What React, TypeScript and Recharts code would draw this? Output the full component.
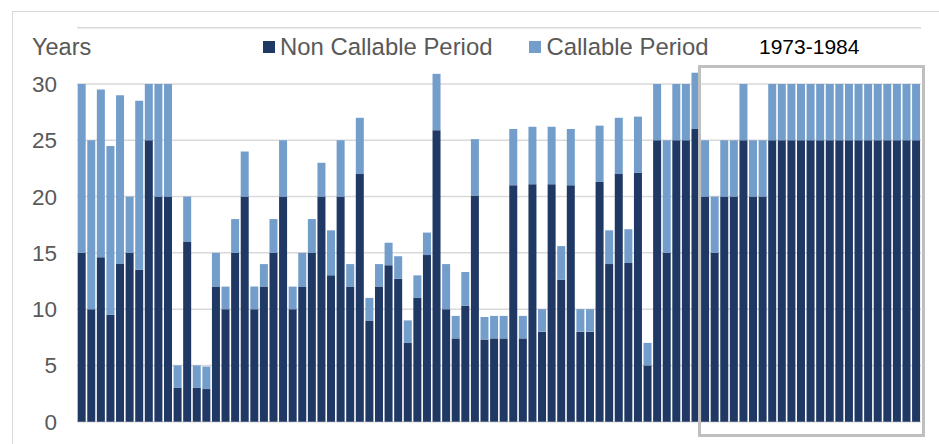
import React from "react";
import { BarChart, Bar, XAxis, YAxis, CartesianGrid } from "recharts";

// Non-callable period (years) per bond issue
const nonCallable: number[] = [
  15, 10, 14.6, 9.5, 14, 15, 13.5, 25, 20, 20,
  3, 16, 3, 2.9, 12, 10, 15, 20, 10, 12,
  15, 20, 10, 12, 15, 20, 13, 20, 12, 22,
  9, 12, 13.9, 12.7, 7, 11, 14.8, 25.9, 10, 7.4,
  10.3, 20.1, 7.3, 7.4, 7.4, 21, 7.4, 21.1, 8, 21.1,
  12.6, 21, 8, 8, 21.3, 14, 22, 14.1, 22.1, 5,
  25, 15, 25, 25, 26, 20, 15, 20, 20, 25,
  20, 20, 25, 25, 25, 25, 25, 25, 25, 25,
  25, 25, 25, 25, 25, 25, 25, 25,
];

// Total maturity (years) per bond issue
const totalMaturity: number[] = [
  30, 25, 29.5, 24.5, 29, 20, 28.5, 30, 30, 30,
  5, 20, 5, 4.9, 15, 12, 18, 24, 12, 14,
  18, 25, 12, 15, 18, 23, 17, 25, 14, 27,
  11, 14, 15.9, 14.7, 9, 13, 16.8, 30.9, 14, 9.4,
  13.3, 25.1, 9.3, 9.4, 9.4, 26, 9.4, 26.2, 10, 26.2,
  15.6, 26, 10, 10, 26.3, 17, 27, 17.1, 27.1, 7,
  30, 25, 30, 30, 31, 25, 20, 25, 25, 30,
  25, 25, 30, 30, 30, 30, 30, 30, 30, 30,
  30, 30, 30, 30, 30, 30, 30, 30,
];

const categories: string[] = nonCallable.map((_, i) => `Issue ${i + 1}`);
const yTicks: number[] = [0, 5, 10, 15, 20, 25, 30];
const seriesNames = { nonCallable: "Non Callable Period", callable: "Callable Period" };
const boxLabel = "1973-1984";
const yAxisTitle = "Years";

const data = categories.map((c, i) => ({
  name: c,
  nonCallable: nonCallable[i],
  callable: Math.round((totalMaturity[i] - nonCallable[i]) * 100) / 100,
}));

const DARK = "#203864";
const LIGHT = "#739dca";
const TEXT = "#595959";
const FONT = "'Liberation Sans', Arial, sans-serif";

const legendItems = [
  { name: seriesNames.nonCallable, color: DARK },
  { name: seriesNames.callable, color: LIGHT },
];

export default function App() {
  return (
    <div style={{ position: "absolute", left: 0, top: 0, width: 939, height: 444, overflow: "hidden", background: "#fff" }}>
      <div style={{ position: "absolute", left: 12, top: 11, width: 1000, height: 1000, border: "1px solid #d9d9d9", boxSizing: "border-box" }} />
      <BarChart
        width={939}
        height={444}
        data={data}
        margin={{ top: 27.7, right: 18, bottom: 22.3, left: 12 }}
        barCategoryGap="7%"
      >
        <CartesianGrid vertical={false} stroke="#d9d9d9" strokeWidth={1.5} />
        <XAxis dataKey="name" hide />
        <YAxis
          width={65}
          domain={[0, 35]}
          ticks={yTicks}
          axisLine={false}
          tickLine={false}
          tickSize={0}
          tickMargin={20}
          tick={{ fill: TEXT, fontSize: 22.5, fontFamily: FONT }}
        />
        <Bar dataKey="nonCallable" name={seriesNames.nonCallable} stackId="a" fill={DARK} isAnimationActive={false} />
        <Bar dataKey="callable" name={seriesNames.callable} stackId="a" fill={LIGHT} isAnimationActive={false} />
      </BarChart>
      <div
        style={{
          position: "absolute",
          left: 263,
          top: 30,
          display: "flex",
          alignItems: "center",
          fontFamily: FONT,
          fontSize: 23.9,
          color: TEXT,
          lineHeight: "34px",
          whiteSpace: "nowrap",
        }}
      >
        {legendItems.map((it, i) => (
          <div key={i} style={{ display: "flex", alignItems: "center", marginRight: i === 0 ? 37 : 0 }}>
            <span style={{ display: "inline-block", width: 12, height: 12, background: it.color, marginRight: 5 }} />
            <span>{it.name}</span>
          </div>
        ))}
      </div>
      <div style={{ position: "absolute", left: 32, top: 30, fontFamily: FONT, fontSize: 23.5, color: TEXT, lineHeight: "34px" }}>
        {yAxisTitle}
      </div>
      <div style={{ position: "absolute", left: 759, top: 32, fontFamily: FONT, fontSize: 21, color: "#000", lineHeight: "30px" }}>
        {boxLabel}
      </div>
      <div
        style={{
          position: "absolute",
          left: 697.5,
          top: 65.3,
          width: 227.5,
          height: 372,
          border: "3.7px solid #bfbfbf",
          boxSizing: "border-box",
        }}
      />
    </div>
  );
}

## What is expected
Give again, word for word, every line from the top of the data through the line with "XAxis, YAxis, CartesianGrid", both ends included, and exclude the pictures.

## Exercise answer
What React, TypeScript and Recharts code would draw this? Output the full component.
import React from "react";
import { BarChart, Bar, XAxis, YAxis, CartesianGrid } from "recharts";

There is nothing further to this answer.